PUERTO PRINCESA SUBTERRANEAN RIVER
NATIONAL PARK AND THE ANCESTRAL DOMAIN OF KAYASAN: A WORLD HERITAGE
Park management strategies include:
Ensuring the parks interests are considered favorably in any local development initiative.
Attending monthly barangay/community meetings.
Where appropriate, acting as a catalyst for community development including compiling and categorizing potential development projects.
Assiting ancestral domains to develop ecotourism related activities; and participation in local cultural festival
Part of the ancestral domain of Kayasan is under the jurisdiction of PPSRNP. Though it is a part of the buffer zone of the park, the management and administration is under the indigenous community, the Bataks and tagbanua that claimed the area. The certificate of the Amcestral Domain Claim (R1B-CADC-028) was awarded to the indigenous cultural community in which they have occupied since time immemorial.
SITE PROBLEMS:
Most effort goes into management of visitors to the underground river with considerable time being spent building positive relationships with the surrounding communities. Some problems are management issues that prove to be relevant to current involvement of local communities.
Basic issues include a requirement for effective protected area management training and uncontrolled development. The local community has difficulty to benefit from the tourism industry due to lack of skills. Tourist potential remains untapped due to lack of right infrastructure that caters to the need of a viable market.
The forest area is virtually uninhabited and subjected to only minor encroachment. The southern boundary abuts farmed areas of the domain but is generally protected by natural features and informal agreement with the Ancestral Domain. Two thirds of the rivers underground catchment lie outside the park, largely in the ancestral domain of Cabayugan, much of which is farmed. Agricultural pollution poses a considerable threat to the geological structure of the underground cave system, though follow up studies have been conducted and revealed no real threat to the underground ecosystem. Habitat loss and forest denudation poses a danger to the sustenance of the parks ecosystem. Watersheds and riverbanks are also being damaged. The ecosystem tends to degenerate in a pace faster than its regeneration.
In 1997, the number of visitors to the park rose to 40,000 from a mere 2,000 in the early 1980s. Until the end of 1998 a few visitors stayed at the cottages in the park, while most overnight visitors preferred to spend the night in Sabang. Though tourism is the only predictable source of financial sustenance, as well as opportunities for many local people to improve their standard of living, its uncontrolled development also serves as one of the major threats. In what appeared to be an ironic twist the unregulated flow of people who come to the park to commune with nature are leaving behind their lasting impression on its delicate system and altering it in the process. Animals have been observed to adapt into unnatural way of life. Feeding habits are altered. Breeding cycles are interrupted. And those who fail to accommodate curious sightseers are forced out by the unwanted commotion.

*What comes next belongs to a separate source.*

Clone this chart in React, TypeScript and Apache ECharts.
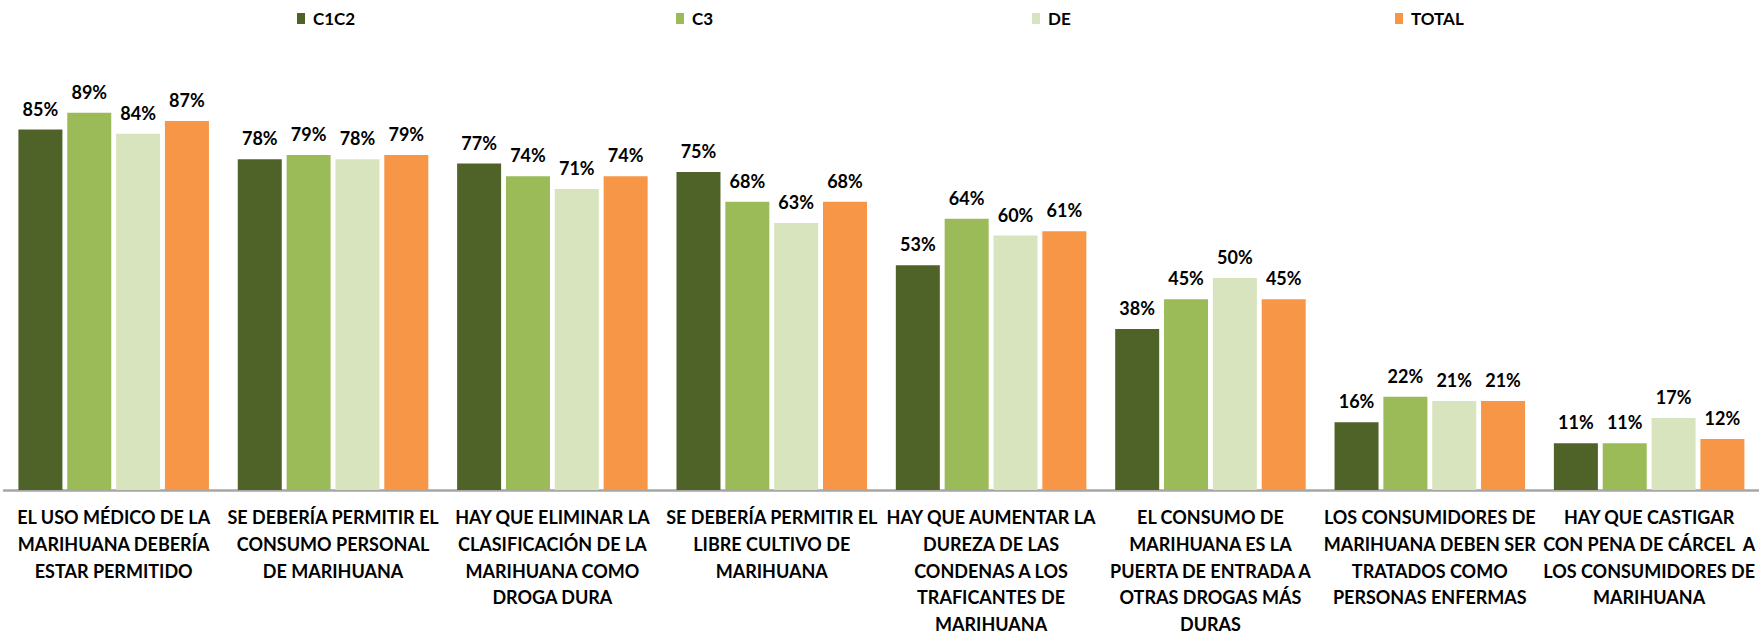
import React, { useEffect, useRef } from "react";
import * as echarts from "echarts";

const categories = [
  "EL USO MÉDICO DE LA\nMARIHUANA DEBERÍA\nESTAR PERMITIDO",
  "SE DEBERÍA PERMITIR EL\nCONSUMO PERSONAL\nDE MARIHUANA",
  "HAY QUE ELIMINAR LA\nCLASIFICACIÓN DE LA\nMARIHUANA COMO\nDROGA DURA",
  "SE DEBERÍA PERMITIR EL\nLIBRE CULTIVO DE\nMARIHUANA",
  "HAY QUE AUMENTAR LA\nDUREZA DE LAS\nCONDENAS A LOS\nTRAFICANTES DE\nMARIHUANA",
  "EL CONSUMO DE\nMARIHUANA ES LA\nPUERTA DE ENTRADA A\nOTRAS DROGAS MÁS\nDURAS",
  "LOS CONSUMIDORES DE\nMARIHUANA DEBEN SER\nTRATADOS COMO\nPERSONAS ENFERMAS",
  "HAY QUE CASTIGAR\nCON PENA DE CÁRCEL  A\nLOS CONSUMIDORES DE\nMARIHUANA",
];

const seriesNames = ["C1C2", "C3", "DE", "TOTAL"];
const c1c2 = [85, 78, 77, 75, 53, 38, 16, 11];
const c3 = [89, 79, 74, 68, 64, 45, 22, 11];
const de = [84, 78, 71, 63, 60, 50, 21, 17];
const total = [87, 79, 74, 68, 61, 45, 21, 12];

const seriesData = [c1c2, c3, de, total];
const colors = ["#4F6228", "#9BBB59", "#D7E4BD", "#F79646"];
const legendLefts = [297, 676, 1032, 1395];

const FONT = "Lato, 'Open Sans', sans-serif";

export default function App() {
  const ref = useRef<HTMLDivElement>(null);

  useEffect(() => {
    if (!ref.current) return;
    const chart = echarts.init(ref.current, null, { renderer: "svg" });
    const option = {
      animation: false,
      backgroundColor: "#ffffff",
      legend: seriesNames.map((n, i) => ({
        data: [n],
        left: legendLefts[i],
        top: 10,
        icon: "rect",
        itemWidth: 8,
        itemHeight: 11,
        itemGap: 5,
        padding: 0,
        textStyle: {
          fontFamily: FONT,
          fontWeight: "bold",
          fontSize: 17,
          color: "#000",
          padding: [0, 0, 0, 3],
        },
      })),
      grid: { left: 4, right: 0, top: 66, bottom: 141, containLabel: false },
      xAxis: {
        type: "category",
        data: categories,
        axisTick: { show: false },
        axisLine: { lineStyle: { color: "#A6A6A6", width: 2.5 } },
        axisLabel: {
          interval: 0,
          margin: 14,
          fontFamily: FONT,
          fontWeight: "bold",
          fontSize: 18,
          lineHeight: 26.6,
          color: "#000",
          overflow: "none",
        },
      },
      yAxis: {
        type: "value",
        min: 0,
        max: 100,
        show: false,
        splitLine: { show: false },
      },
      series: seriesNames.map((n, i) => ({
        name: n,
        type: "bar",
        data: seriesData[i],
        barWidth: 44,
        barGap: "11%",
        itemStyle: { color: colors[i] },
        label: {
          show: true,
          position: "top",
          distance: 12,
          formatter: "{c}%",
          fontFamily: FONT,
          fontWeight: "bold",
          fontSize: 18,
          lineHeight: 18,
          color: "#000",
        },
      })),
    };
    chart.setOption(option);
    return () => chart.dispose();
  }, []);

  return (
    <div
      ref={ref}
      style={{ position: "fixed", left: 0, top: 0, width: 1759, height: 637 }}
    />
  );
}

The most seroius constraints to the management include an ill-defined institutional structure, lack of adequate resources and boundaries that have no control over the catchment of the underground river of Cabayugan.
Within the ancestral domain (CADC area) some specific problems are identified.
Illegal activities e.g. gathering of almaciga resin of non indigenous people
LGUs are not oriented with the provision of ADMP and IPRA
Trend in permit acquisition
People from the community have lesser chances of sourcing better market demand due to inadequate information system.